Some 140 miles away, in the heart of Derby, Omar Khan Sharif, a quietly devout Muslim and respected father of two children, would be seen walking from his house to the Jamia Hanfia Taleem mosque to offer up his daily prayers. On the way back, he would pop in at a local corner store for a chat.
They were the ordinary lives of two men in modern Britain – one was planning a career in business, the other was dedicating himself to work within the small Pakistani community where had spent all but two years of life.
Then they disappeared. Hanif, 21, announced three years ago that he was going to Damascus to study Arabic. Sharif, 27, was last seen in Derby just over a month ago.

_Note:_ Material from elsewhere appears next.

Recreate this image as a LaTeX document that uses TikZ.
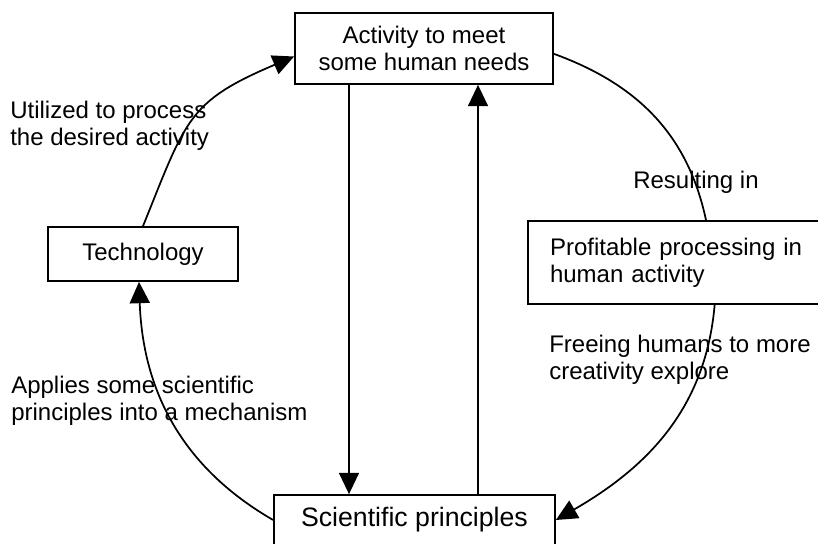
\documentclass[tikz,border=0pt]{standalone}
\usepackage{fontspec}
\setmainfont{Liberation Sans}
\usetikzlibrary{arrows.meta}

\begin{document}
\begin{tikzpicture}[x=0.75pt,y=0.75pt,
		box/.style={draw,black,line width=1.3pt,inner sep=0pt,align=center,font=\fontsize{18}{20.25}\selectfont},
		lbl/.style={anchor=north west,inner sep=0pt,align=left,font=\fontsize{18}{20.25}\selectfont},
		arr/.style={line width=1.3pt,-{Triangle[length=16pt,width=15pt]}}]
		%
		\useasboundingbox (0,0) rectangle (818,543);
		%
		\node[box,minimum width=193.5pt,minimum height=53.25pt] (act) at (424,494.5) {Activity to meet\\some human needs};
		\node[box,minimum width=142.5pt,minimum height=40.5pt] (tech) at (143,289) {Technology};
		\node[box,minimum width=234pt,minimum height=62.25pt,text width=201pt,align=left] (prof) at (684,280.5) {Profitable processing in\\human activity};
		\node[box,minimum width=210.75pt,minimum height=37.5pt,font=\fontsize{20}{24}\selectfont] (sci) at (414.5,23) {Scientific principles};
		%
		\node[lbl] (lutil) at (10,442.5) {Utilized to process\\the desired activity};
		\node[lbl] (lres) at (633,372.5) {Resulting in};
		\node[lbl] (lfree) at (549,208.5) {Freeing humans to more\\creativity explore};
		\node[lbl] (lappl) at (11,167.5) {Applies some scientific\\principles into a mechanism};
		%
		\draw[arr] (tech.north) to[out=68,in=203,looseness=1.3] ([yshift=-6pt]act.west);
		\draw[line width=1.3pt] ([yshift=-4pt]act.east) to[out=-20,in=102] ([xshift=16.5pt]prof.north);
		\draw[arr] ([xshift=23pt]prof.south) to[out=-95,in=30] (sci.east);
		\draw[arr] (sci.west) to[out=150,in=-88] ([xshift=-3pt]tech.south);
		\draw[arr] (act.south -| 349,0) -- (sci.north -| 349,0);   % down
		\draw[arr] (sci.north -| 478,0) -- (act.south -| 478,0);   % up
		\end{tikzpicture}
\end{document}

When they resurfaced, in Tel Aviv, Israel, it was to establish two murderous and extraordinary firsts amid the smoking ruins of Mike's Place at 1am on Wednesday.
The two unremarkable men in their unremarkable houses had staged the first suicide mission launched from Gaza in the 31 months of the intifada by blowing up a packed bar, leaving three people dead and more than 60 wounded.
More significantly, the first attack carried out in the name of the Palestinian cause by two people wholly foreign to it.
The ramifications of their actions were being felt yesterday across the political power centres from London and Washington to Jerusalem and Damascus and to the two nondescript streets in Hounslow and Derby from where the bombers had come.